Ethical Guidelines


Ethics are intimately related to the practice of medicine and affect many of our daily decisions linked to how and when we care for individuals.  From an early age we are raised to differentiate between right and wrong. These principles are reinforced and honed to a sharp edge by parents, schools, churches, military and society through laws, rules and guidelines. We begin our lives in Medicine with an oath to maintain high ethical standards filled with “warmth, sympathy, and understanding” and applying to the sick “all measures which are required, avoiding those twin traps of overtreatment and therapeutic nihilism”* (modern Hippocratic oath written by Louis Lasagna, Dean of Tufts University of Medicine, 1964).
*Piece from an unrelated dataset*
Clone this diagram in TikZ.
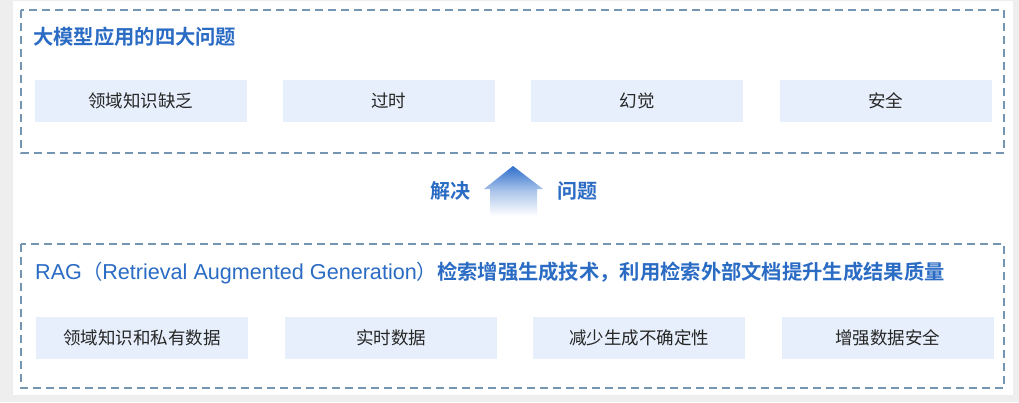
\documentclass[tikz,border=0pt]{standalone}
\usepackage{fontspec}
\setmainfont{Noto Sans CJK SC}
\newfontfamily\cjk{Noto Sans CJK SC}
\newfontfamily\cjkb{Noto Sans CJK SC Bold}
\newfontfamily\lat{Liberation Sans}
\usetikzlibrary{positioning}
\definecolor{bgc}{HTML}{EEEEEE}
\definecolor{dashc}{HTML}{7496B2}
\definecolor{boxc}{HTML}{E6EFFB}
\definecolor{titc}{HTML}{2A6BC4}
\definecolor{arrc}{HTML}{2F6FCC}
\tikzset{
  frame/.style={draw=dashc, line width=1.2pt, dash pattern=on 8pt off 5pt},
  item/.style={fill=boxc, minimum width=212pt, minimum height=42pt, inner sep=0pt, font=\cjk\fontsize{17.5}{18}\selectfont, text=black!85},
  ttl/.style={anchor=west, inner sep=0pt, text=titc, font=\fontsize{20.3}{20}\selectfont},
  lbl/.style={inner sep=0pt, text=titc, font=\cjkb\fontsize{20}{20}\selectfont},
}
\begin{document}
\begin{tikzpicture}[x=1pt,y=-1pt]
\useasboundingbox (0,0) rectangle (1019,402);
\fill[bgc] (0,0) rectangle (1019,402);
\fill[white] (13,1) rectangle (1013,395);
% top frame
\draw[frame] (21,10) rectangle (1004,153);
\node[ttl, font=\cjkb\fontsize{20.3}{20}\selectfont] (t1) at (33,37) {大模型应用的四大问题};
\node[item] (a1) at (140.5,100.5) {领域知识缺乏};
\node[item] (a2) at (388.5,100.5) {过时};
\node[item] (a3) at (637,100.5) {幻觉};
\node[item] (a4) at (885.5,100.5) {安全};
% arrow
\shade[top color=arrc, bottom color=white, middle color=arrc!40]
  (513,166) -- (543,189) -- (537,189) -- (537,216) -- (490,216) -- (490,189) -- (484,189) -- cycle;
\node[lbl] (s1) at (450,191) {解决};
\node[lbl] (s2) at (577,191) {问题};
% bottom frame
\draw[frame] (21,244) rectangle (1004,388);
\node[ttl] (t2) at (35,273) {{\lat\fontsize{21.6}{20}\selectfont RAG}（{\lat\fontsize{21.6}{20}\selectfont Retrieval Augmented Generation}）{\cjkb 检索增强生成技术，利用检索外部文档提升生成结果质量}};
\node[item] (b1) at (142,337.5) {领域知识和私有数据};
\node[item] (b2) at (391,337.5) {实时数据};
\node[item] (b3) at (639,337.5) {减少生成不确定性};
\node[item] (b4) at (887.5,337.5) {增强数据安全};
\end{tikzpicture}
\end{document}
Our lofty ideals are often challenged by demands on our time, lack of funds, institutional mandates and at times, fatigue. We all should endeavor to do our best for our patients within the systems where we work, at all times. But what can we do when what is “right” is unclear and doing our “best” is seemingly doing nothing? We present a case for consideration that poses a dilemma in decision making. A five year old child with a rare form of spinal muscular atrophy presents for spinal surgery. The child is known to have Werdnig-Hoffman Disease which is fatal in all cases before age five. The neurologic impairment is usually profound and in this case the child had no purposeful movement. She could blink her eyes but that, too, was not purposeful. The child was alive because the mother had insisted upon a tracheotomy and placement on a ventilator 24/7. The State Medicaid supplied nursing coverage around the clock. The mother was requesting spinal surgery for her significant deformity (Figure 1).


The situation leaves most of us in a quandary. Do we prolong this child’s life or let her die a natural pulmonary death when we have the tools to prolong life?

 

What guidelines can we follow in such a scenario? There are accepted principles of moral reasoning that can and should guide our thought processes:

  1. Principle of Non-maleficence requires a surgeon to avoid harming a patient.
  2. Principle of Justice implies that the treatment must be fair to the patient and/or society from the stand point of benefits, risks and cost.
  3. Principle of Autonomy requires respect for the individual and their right to be properly informed so as to make a choice that’s right for them.
  4. Principle of Beneficence requires the surgeon to help the patient.

These well-established principles become blurred when discussing terminal illnesses in children but they may help us to sort through what was done in this case.

The surgeon was perplexed by the mother’s request and sought the counsel of the Children’s Hospital Ethics Committee which reviewed the case, interviewed all the parties involved, and deliberated for over three hours. No decision could be reached and the surgeon was left to decide on his own. He decided after much reflection to operate.

The child recovered quickly and uneventfully from insertion of a Luque growing rod system. Her x-rays at her 11 year follow up visit showed continued correction and growth without change in her social or physical condition. The same condition was noted at her 15 year post-op, except for a pneumonia, which was treated without event (Figure 2).


Using our principles of moral reasoning, what conclusion can we draw from this situation? 

Question 1: Was the patient harmed by the treatment? 
Answer: Not physiologically. 

Question 2: Was this fair to the patient? 
Answer: Unknown, the natural course of death was averted; her life was prolonged without adding anything to the quality of her life.

Question 3: Was the treatment fair to society? 
Answer: Most medical economists would say no, and probably with emphasis, because of the profound financial outlay for ventilatory and nursing support in the face of a hopeless prognosis.

Question 4: Was the individual given proper respect in the decision process? 
Answer: Totally unknown; the daily suffering of the child remains inside and a parent’s decision is very complex and conflicted.  The easiest decision here is no decision and continue to allow the State to support the non-decision. 

Question 5: Was the patient helped? 
Answer: Questionable, since sometimes the most compassionate thing we do as physicians is allow patients to die with compassion (not assisted).

These dilemmas will continue to confront and challenge us. More and more we are asked to weigh in on the cost/benefit/risk triangle when benefits are not as yet well established. Often we are asked by third party payers to prove the benefit to patients and society regarding the work we do. Our challenge is to fill in this void in our medical knowledge in order to aid our ability to treat patients. The SPORT studies on spine care in North America and the National Health Study on magnetic rods in the United Kingdom are examples of ways to fill the knowledge gap and enhance patient care

If we as practitioners don’t continue to prove the benefit, then medical payor systems could very likely cut back paying for unproven treatments.

When faced with these difficult ethical decisions seek advice from colleagues, from Ethics Panels, from Medical/Surgical Societies and mentors. It remains critical however, that the proper and best care of the patient remain primary as our goal at all times.